**EXERCISE DIRECTIONS**
Exactly as written, retype the listing below, omitting the pictures.

--- begin PROVIDED DATA ---

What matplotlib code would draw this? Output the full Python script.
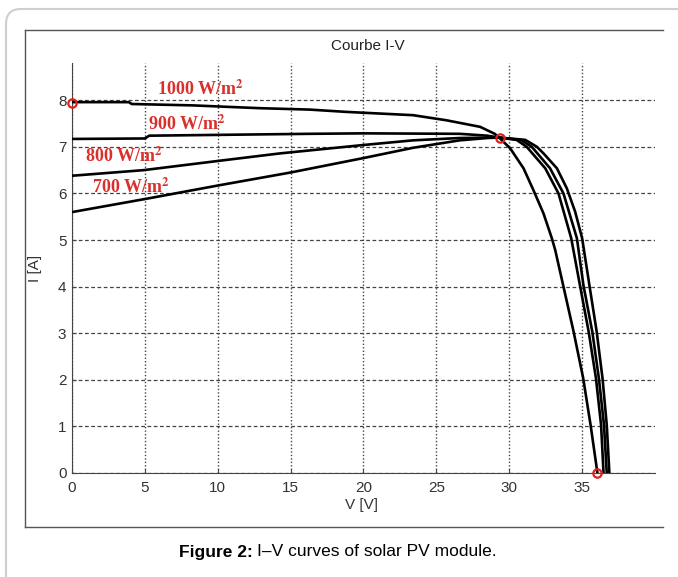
import matplotlib.pyplot as plt
from matplotlib.patches import FancyBboxPatch
from matplotlib.lines import Line2D

# I-V curves (V in volts, I in amperes)
v_1000 = [0, 3.9, 4.1, 8.3, 12.9, 16.3, 18.85, 23.4, 25.7, 28.0, 29.0, 29.3,
          30.06, 30.98, 31.66, 32.35, 32.92, 33.15, 33.72, 34.41, 35.07, 35.58, 36.05]
i_1000 = [7.96, 7.96, 7.92, 7.89, 7.83, 7.80, 7.75, 7.68, 7.57, 7.43, 7.28, 7.2,
          6.97, 6.54, 6.07, 5.57, 5.04, 4.79, 4.0, 3.04, 2.04, 1.03, 0]

v_900 = [0, 5.0, 5.3, 16.3, 20.0, 26.6, 28.5, 29.3, 30.5, 31.2, 32.47, 33.38,
         34.25, 34.85, 35.45, 35.95, 36.3, 36.47]
i_900 = [7.17, 7.18, 7.24, 7.28, 7.29, 7.28, 7.24, 7.2, 7.15, 7.0, 6.54, 6.0,
         5.04, 4.03, 3.03, 2.03, 1.03, 0]

v_800 = [0, 4.9, 10.6, 14.28, 20.0, 23.4, 26.6, 29.3, 30.8, 31.55, 32.8, 33.72,
         34.64, 35.09, 35.7, 36.15, 36.5, 36.69]
i_800 = [6.38, 6.5, 6.72, 6.86, 7.04, 7.14, 7.19, 7.2, 7.15, 7.0, 6.54, 6.0,
         5.04, 4.03, 3.03, 2.03, 1.03, 0]

v_700 = [0, 5, 10, 15, 20, 23.4, 26.6, 28.5, 29.3, 31.1, 31.9, 32.35, 33.27, 33.95,
         34.52, 35.0, 35.5, 36.0, 36.4, 36.69, 36.87]
i_700 = [5.6, 5.88, 6.17, 6.45, 6.76, 6.98, 7.14, 7.19, 7.2, 7.15, 7.0, 6.86, 6.54, 6.11,
         5.61, 5.04, 4.03, 3.03, 2.03, 1.03, 0]

# red circle markers (Isc, MPP, Voc)
mark_v = [0, 29.35, 36.05]
mark_i = [7.95, 7.2, 0]

labels = ['1000 W/m$^{\\mathbf{2}}$', '900 W/m$^{\\mathbf{2}}$',
          '800 W/m$^{\\mathbf{2}}$', '700 W/m$^{\\mathbf{2}}$']
label_v = [5.83, 5.22, 0.89, 1.37]
label_i = [8.11, 7.36, 6.68, 6.01]

plt.rcParams['font.family'] = 'Liberation Sans'
plt.rcParams['mathtext.fontset'] = 'stix'

fig = plt.figure(figsize=(6.78, 5.77), dpi=100)

# outer rounded frame + inner figure box
frame = FancyBboxPatch((0.06, -0.5), 7.0, 6.18, boxstyle='round,pad=0,rounding_size=0.15',
                       transform=fig.dpi_scale_trans, fc='none', ec='#cfcfcf', lw=1.5)
fig.patches.append(frame)
x0, x1 = 25 / 678, 663 / 678
y0, y1 = 1 - 527 / 577, 1 - 30 / 577
for xs, ys in [([x0, x1], [y1, y1]), ([x0, x0], [y0, y1]), ([x0, x1], [y0, y0])]:
    fig.add_artist(Line2D(xs, ys, transform=fig.transFigure, color='#555555', lw=1))

ax = fig.add_axes([72 / 678, 104 / 577, 583 / 678, 410 / 577])
ax.patch.set_alpha(0)
for v, i in [(v_1000, i_1000), (v_900, i_900), (v_800, i_800), (v_700, i_700)]:
    ax.plot(v, i, color='black', lw=1.9, zorder=3, solid_joinstyle='round')
ax.plot(mark_v, mark_i, 'o', ms=6, mfc='none', mec='#e02020', mew=1.6, clip_on=False, zorder=4)

for txt, tv, ti in zip(labels, label_v, label_i):
    ax.text(tv, ti, txt, color='#d9302c', fontsize=13, fontweight='bold',
            family='Liberation Serif', ha='left', va='baseline', zorder=5)

ax.set_xlim(0, 40)
ax.set_ylim(0, 8.8)
ax.set_xticks(range(0, 40, 5))
ax.set_yticks(range(0, 9))
ax.spines['top'].set_visible(False)
ax.spines['right'].set_visible(False)
for s in ['left', 'bottom']:
    ax.spines[s].set_color('#444444')
ax.tick_params(direction='in', length=3, labelsize=11, labelcolor='#333333', color='#444444')
ax.tick_params(axis='x', pad=6)
ax.tick_params(axis='y', pad=4)
ax.yaxis.grid(True, color='#444444', linestyle=(0, (3, 2)), lw=0.9)
ax.xaxis.grid(True, color='#444444', linestyle=(0, (1, 1.5)), lw=1.0)

ax.set_xlabel('V [V]', fontsize=11, color='#333333')
ax.xaxis.set_label_coords(0.497, -0.061)
ax.set_ylabel('I [A]', fontsize=11, color='#333333')
ax.yaxis.set_label_coords(-0.052, 0.5)
fig.text(368 / 678, 1 - 46 / 577, 'Courbe I-V', ha='center', va='center', fontsize=11, color='#222222')

# caption
fig.text(253 / 678, 1 - 552 / 577, 'Figure 2:', ha='right', va='center', fontsize=12.5, fontweight='bold')
fig.text(257 / 678, 1 - 552 / 577, 'I\u2013V curves of solar PV module.', ha='left', va='center', fontsize=12.5)

fig.savefig('out.png', dpi=100)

--- end PROVIDED DATA ---

**ANSWER FOR THIS EXERCISE**
What matplotlib code would draw this? Output the full Python script.
import matplotlib.pyplot as plt
from matplotlib.patches import FancyBboxPatch
from matplotlib.lines import Line2D

# I-V curves (V in volts, I in amperes)
v_1000 = [0, 3.9, 4.1, 8.3, 12.9, 16.3, 18.85, 23.4, 25.7, 28.0, 29.0, 29.3,
          30.06, 30.98, 31.66, 32.35, 32.92, 33.15, 33.72, 34.41, 35.07, 35.58, 36.05]
i_1000 = [7.96, 7.96, 7.92, 7.89, 7.83, 7.80, 7.75, 7.68, 7.57, 7.43, 7.28, 7.2,
          6.97, 6.54, 6.07, 5.57, 5.04, 4.79, 4.0, 3.04, 2.04, 1.03, 0]

v_900 = [0, 5.0, 5.3, 16.3, 20.0, 26.6, 28.5, 29.3, 30.5, 31.2, 32.47, 33.38,
         34.25, 34.85, 35.45, 35.95, 36.3, 36.47]
i_900 = [7.17, 7.18, 7.24, 7.28, 7.29, 7.28, 7.24, 7.2, 7.15, 7.0, 6.54, 6.0,
         5.04, 4.03, 3.03, 2.03, 1.03, 0]

v_800 = [0, 4.9, 10.6, 14.28, 20.0, 23.4, 26.6, 29.3, 30.8, 31.55, 32.8, 33.72,
         34.64, 35.09, 35.7, 36.15, 36.5, 36.69]
i_800 = [6.38, 6.5, 6.72, 6.86, 7.04, 7.14, 7.19, 7.2, 7.15, 7.0, 6.54, 6.0,
         5.04, 4.03, 3.03, 2.03, 1.03, 0]

v_700 = [0, 5, 10, 15, 20, 23.4, 26.6, 28.5, 29.3, 31.1, 31.9, 32.35, 33.27, 33.95,
         34.52, 35.0, 35.5, 36.0, 36.4, 36.69, 36.87]
i_700 = [5.6, 5.88, 6.17, 6.45, 6.76, 6.98, 7.14, 7.19, 7.2, 7.15, 7.0, 6.86, 6.54, 6.11,
         5.61, 5.04, 4.03, 3.03, 2.03, 1.03, 0]

# red circle markers (Isc, MPP, Voc)
mark_v = [0, 29.35, 36.05]
mark_i = [7.95, 7.2, 0]

labels = ['1000 W/m$^{\\mathbf{2}}$', '900 W/m$^{\\mathbf{2}}$',
          '800 W/m$^{\\mathbf{2}}$', '700 W/m$^{\\mathbf{2}}$']
label_v = [5.83, 5.22, 0.89, 1.37]
label_i = [8.11, 7.36, 6.68, 6.01]

plt.rcParams['font.family'] = 'Liberation Sans'
plt.rcParams['mathtext.fontset'] = 'stix'

fig = plt.figure(figsize=(6.78, 5.77), dpi=100)

# outer rounded frame + inner figure box
frame = FancyBboxPatch((0.06, -0.5), 7.0, 6.18, boxstyle='round,pad=0,rounding_size=0.15',
                       transform=fig.dpi_scale_trans, fc='none', ec='#cfcfcf', lw=1.5)
fig.patches.append(frame)
x0, x1 = 25 / 678, 663 / 678
y0, y1 = 1 - 527 / 577, 1 - 30 / 577
for xs, ys in [([x0, x1], [y1, y1]), ([x0, x0], [y0, y1]), ([x0, x1], [y0, y0])]:
    fig.add_artist(Line2D(xs, ys, transform=fig.transFigure, color='#555555', lw=1))

ax = fig.add_axes([72 / 678, 104 / 577, 583 / 678, 410 / 577])
ax.patch.set_alpha(0)
for v, i in [(v_1000, i_1000), (v_900, i_900), (v_800, i_800), (v_700, i_700)]:
    ax.plot(v, i, color='black', lw=1.9, zorder=3, solid_joinstyle='round')
ax.plot(mark_v, mark_i, 'o', ms=6, mfc='none', mec='#e02020', mew=1.6, clip_on=False, zorder=4)

for txt, tv, ti in zip(labels, label_v, label_i):
    ax.text(tv, ti, txt, color='#d9302c', fontsize=13, fontweight='bold',
            family='Liberation Serif', ha='left', va='baseline', zorder=5)

ax.set_xlim(0, 40)
ax.set_ylim(0, 8.8)
ax.set_xticks(range(0, 40, 5))
ax.set_yticks(range(0, 9))
ax.spines['top'].set_visible(False)
ax.spines['right'].set_visible(False)
for s in ['left', 'bottom']:
    ax.spines[s].set_color('#444444')
ax.tick_params(direction='in', length=3, labelsize=11, labelcolor='#333333', color='#444444')
ax.tick_params(axis='x', pad=6)
ax.tick_params(axis='y', pad=4)
ax.yaxis.grid(True, color='#444444', linestyle=(0, (3, 2)), lw=0.9)
ax.xaxis.grid(True, color='#444444', linestyle=(0, (1, 1.5)), lw=1.0)

ax.set_xlabel('V [V]', fontsize=11, color='#333333')
ax.xaxis.set_label_coords(0.497, -0.061)
ax.set_ylabel('I [A]', fontsize=11, color='#333333')
ax.yaxis.set_label_coords(-0.052, 0.5)
fig.text(368 / 678, 1 - 46 / 577, 'Courbe I-V', ha='center', va='center', fontsize=11, color='#222222')

# caption
fig.text(253 / 678, 1 - 552 / 577, 'Figure 2:', ha='right', va='center', fontsize=12.5, fontweight='bold')
fig.text(257 / 678, 1 - 552 / 577, 'I\u2013V curves of solar PV module.', ha='left', va='center', fontsize=12.5)

fig.savefig('out.png', dpi=100)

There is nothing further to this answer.